* _Data rows_
◆ ◆ ◆ ◆
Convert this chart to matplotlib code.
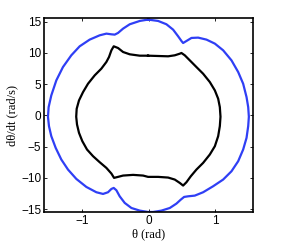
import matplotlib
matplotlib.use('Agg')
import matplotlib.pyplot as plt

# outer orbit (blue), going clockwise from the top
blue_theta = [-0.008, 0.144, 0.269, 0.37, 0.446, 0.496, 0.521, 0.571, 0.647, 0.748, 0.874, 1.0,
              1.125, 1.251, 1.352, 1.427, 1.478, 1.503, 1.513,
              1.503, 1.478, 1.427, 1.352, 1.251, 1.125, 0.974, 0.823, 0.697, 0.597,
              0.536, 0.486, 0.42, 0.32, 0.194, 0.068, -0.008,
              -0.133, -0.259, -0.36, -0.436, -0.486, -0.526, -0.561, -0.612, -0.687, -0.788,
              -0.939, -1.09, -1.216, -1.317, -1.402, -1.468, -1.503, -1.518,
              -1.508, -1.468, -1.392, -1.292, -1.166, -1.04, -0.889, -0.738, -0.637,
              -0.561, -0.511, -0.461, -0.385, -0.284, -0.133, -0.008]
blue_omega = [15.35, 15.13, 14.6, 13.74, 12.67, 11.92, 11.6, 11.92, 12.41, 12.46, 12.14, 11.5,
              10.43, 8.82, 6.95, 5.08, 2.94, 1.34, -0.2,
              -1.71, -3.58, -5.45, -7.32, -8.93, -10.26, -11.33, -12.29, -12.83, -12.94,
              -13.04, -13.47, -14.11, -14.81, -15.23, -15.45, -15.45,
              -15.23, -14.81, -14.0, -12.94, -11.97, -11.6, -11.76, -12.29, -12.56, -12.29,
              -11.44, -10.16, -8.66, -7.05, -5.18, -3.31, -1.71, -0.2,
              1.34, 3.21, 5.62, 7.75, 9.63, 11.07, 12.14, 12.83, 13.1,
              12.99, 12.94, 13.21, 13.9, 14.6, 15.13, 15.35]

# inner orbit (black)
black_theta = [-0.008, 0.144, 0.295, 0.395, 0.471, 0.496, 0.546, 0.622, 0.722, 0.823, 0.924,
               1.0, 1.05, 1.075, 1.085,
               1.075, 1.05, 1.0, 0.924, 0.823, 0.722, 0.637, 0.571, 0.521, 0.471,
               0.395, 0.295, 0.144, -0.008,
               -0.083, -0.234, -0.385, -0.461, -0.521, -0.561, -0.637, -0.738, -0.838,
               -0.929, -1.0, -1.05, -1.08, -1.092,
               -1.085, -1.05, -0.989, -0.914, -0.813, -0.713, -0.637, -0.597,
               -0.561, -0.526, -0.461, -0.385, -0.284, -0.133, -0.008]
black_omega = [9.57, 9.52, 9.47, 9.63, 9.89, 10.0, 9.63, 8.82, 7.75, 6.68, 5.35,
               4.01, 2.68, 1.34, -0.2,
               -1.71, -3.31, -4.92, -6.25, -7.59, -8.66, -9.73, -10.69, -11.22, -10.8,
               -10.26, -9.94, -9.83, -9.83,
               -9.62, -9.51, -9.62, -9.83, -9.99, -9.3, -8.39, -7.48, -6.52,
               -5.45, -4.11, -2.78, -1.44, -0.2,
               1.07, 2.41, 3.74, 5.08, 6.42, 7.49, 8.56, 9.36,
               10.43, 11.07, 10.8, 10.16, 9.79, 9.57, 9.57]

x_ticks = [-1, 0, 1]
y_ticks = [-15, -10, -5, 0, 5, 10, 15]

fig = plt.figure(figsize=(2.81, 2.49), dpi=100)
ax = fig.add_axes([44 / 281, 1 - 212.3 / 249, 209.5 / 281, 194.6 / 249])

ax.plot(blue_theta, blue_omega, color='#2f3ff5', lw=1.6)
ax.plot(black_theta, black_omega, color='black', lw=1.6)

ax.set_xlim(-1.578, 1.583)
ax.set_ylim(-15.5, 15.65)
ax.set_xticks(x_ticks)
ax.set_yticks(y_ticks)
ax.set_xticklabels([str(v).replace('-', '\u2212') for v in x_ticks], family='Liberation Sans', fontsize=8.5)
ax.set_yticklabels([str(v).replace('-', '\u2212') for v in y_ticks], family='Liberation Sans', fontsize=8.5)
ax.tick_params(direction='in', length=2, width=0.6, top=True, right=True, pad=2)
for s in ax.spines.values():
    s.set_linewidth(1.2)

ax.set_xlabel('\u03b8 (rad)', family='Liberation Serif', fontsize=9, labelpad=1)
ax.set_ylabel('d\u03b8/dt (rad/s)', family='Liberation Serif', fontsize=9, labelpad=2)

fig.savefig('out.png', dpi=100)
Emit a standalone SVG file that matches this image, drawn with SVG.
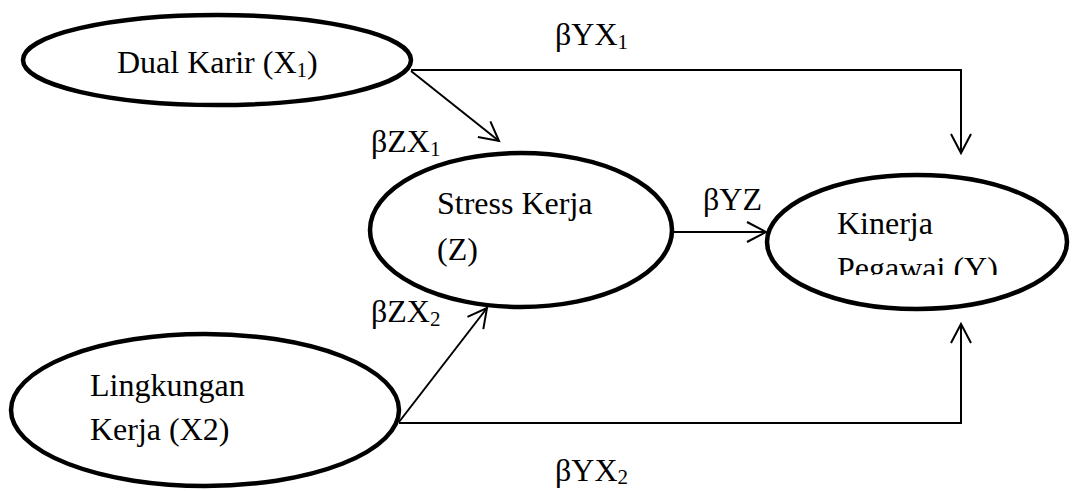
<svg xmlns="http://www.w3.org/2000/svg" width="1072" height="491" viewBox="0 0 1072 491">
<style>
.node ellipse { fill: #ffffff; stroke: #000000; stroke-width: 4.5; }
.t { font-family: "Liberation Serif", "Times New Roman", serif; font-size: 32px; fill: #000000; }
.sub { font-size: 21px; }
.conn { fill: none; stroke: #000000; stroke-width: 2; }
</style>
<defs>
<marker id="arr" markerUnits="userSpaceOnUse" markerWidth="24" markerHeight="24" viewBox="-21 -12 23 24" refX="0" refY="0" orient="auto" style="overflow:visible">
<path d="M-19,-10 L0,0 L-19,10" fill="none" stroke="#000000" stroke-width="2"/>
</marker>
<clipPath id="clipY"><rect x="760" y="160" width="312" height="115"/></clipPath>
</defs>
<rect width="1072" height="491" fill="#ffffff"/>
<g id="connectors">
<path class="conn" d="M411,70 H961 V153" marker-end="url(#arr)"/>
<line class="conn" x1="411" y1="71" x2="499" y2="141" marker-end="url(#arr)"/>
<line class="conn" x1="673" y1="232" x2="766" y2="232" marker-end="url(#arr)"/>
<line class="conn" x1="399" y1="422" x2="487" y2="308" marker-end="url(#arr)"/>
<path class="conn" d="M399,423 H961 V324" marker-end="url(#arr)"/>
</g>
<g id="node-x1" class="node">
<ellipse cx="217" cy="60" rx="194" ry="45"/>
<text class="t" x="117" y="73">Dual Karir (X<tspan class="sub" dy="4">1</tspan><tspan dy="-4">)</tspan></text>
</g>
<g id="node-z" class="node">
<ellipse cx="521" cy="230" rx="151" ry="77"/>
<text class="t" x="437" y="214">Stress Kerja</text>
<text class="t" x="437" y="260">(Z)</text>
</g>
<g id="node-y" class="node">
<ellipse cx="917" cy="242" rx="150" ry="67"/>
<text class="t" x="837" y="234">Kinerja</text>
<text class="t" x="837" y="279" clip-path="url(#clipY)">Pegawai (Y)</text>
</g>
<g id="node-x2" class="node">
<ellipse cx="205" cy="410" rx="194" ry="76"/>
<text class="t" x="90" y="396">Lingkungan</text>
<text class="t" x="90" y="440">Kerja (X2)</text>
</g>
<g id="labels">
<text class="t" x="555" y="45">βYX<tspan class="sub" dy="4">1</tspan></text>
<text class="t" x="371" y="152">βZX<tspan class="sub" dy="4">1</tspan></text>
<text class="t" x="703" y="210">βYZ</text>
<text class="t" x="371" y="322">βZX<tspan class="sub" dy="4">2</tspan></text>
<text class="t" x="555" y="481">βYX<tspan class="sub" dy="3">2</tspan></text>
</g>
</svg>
◆ ◆ ◆ ◆
* _Requirement_
Write out nothing but the lines from the start of the data through the line with "12.99, 12.94, 13.21, 13.9, 14.6, 15.13, 15.35]". Leave out the pictures.

* _Worked answer_
Convert this chart to matplotlib code.
import matplotlib
matplotlib.use('Agg')
import matplotlib.pyplot as plt

# outer orbit (blue), going clockwise from the top
blue_theta = [-0.008, 0.144, 0.269, 0.37, 0.446, 0.496, 0.521, 0.571, 0.647, 0.748, 0.874, 1.0,
              1.125, 1.251, 1.352, 1.427, 1.478, 1.503, 1.513,
              1.503, 1.478, 1.427, 1.352, 1.251, 1.125, 0.974, 0.823, 0.697, 0.597,
              0.536, 0.486, 0.42, 0.32, 0.194, 0.068, -0.008,
              -0.133, -0.259, -0.36, -0.436, -0.486, -0.526, -0.561, -0.612, -0.687, -0.788,
              -0.939, -1.09, -1.216, -1.317, -1.402, -1.468, -1.503, -1.518,
              -1.508, -1.468, -1.392, -1.292, -1.166, -1.04, -0.889, -0.738, -0.637,
              -0.561, -0.511, -0.461, -0.385, -0.284, -0.133, -0.008]
blue_omega = [15.35, 15.13, 14.6, 13.74, 12.67, 11.92, 11.6, 11.92, 12.41, 12.46, 12.14, 11.5,
              10.43, 8.82, 6.95, 5.08, 2.94, 1.34, -0.2,
              -1.71, -3.58, -5.45, -7.32, -8.93, -10.26, -11.33, -12.29, -12.83, -12.94,
              -13.04, -13.47, -14.11, -14.81, -15.23, -15.45, -15.45,
              -15.23, -14.81, -14.0, -12.94, -11.97, -11.6, -11.76, -12.29, -12.56, -12.29,
              -11.44, -10.16, -8.66, -7.05, -5.18, -3.31, -1.71, -0.2,
              1.34, 3.21, 5.62, 7.75, 9.63, 11.07, 12.14, 12.83, 13.1,
              12.99, 12.94, 13.21, 13.9, 14.6, 15.13, 15.35]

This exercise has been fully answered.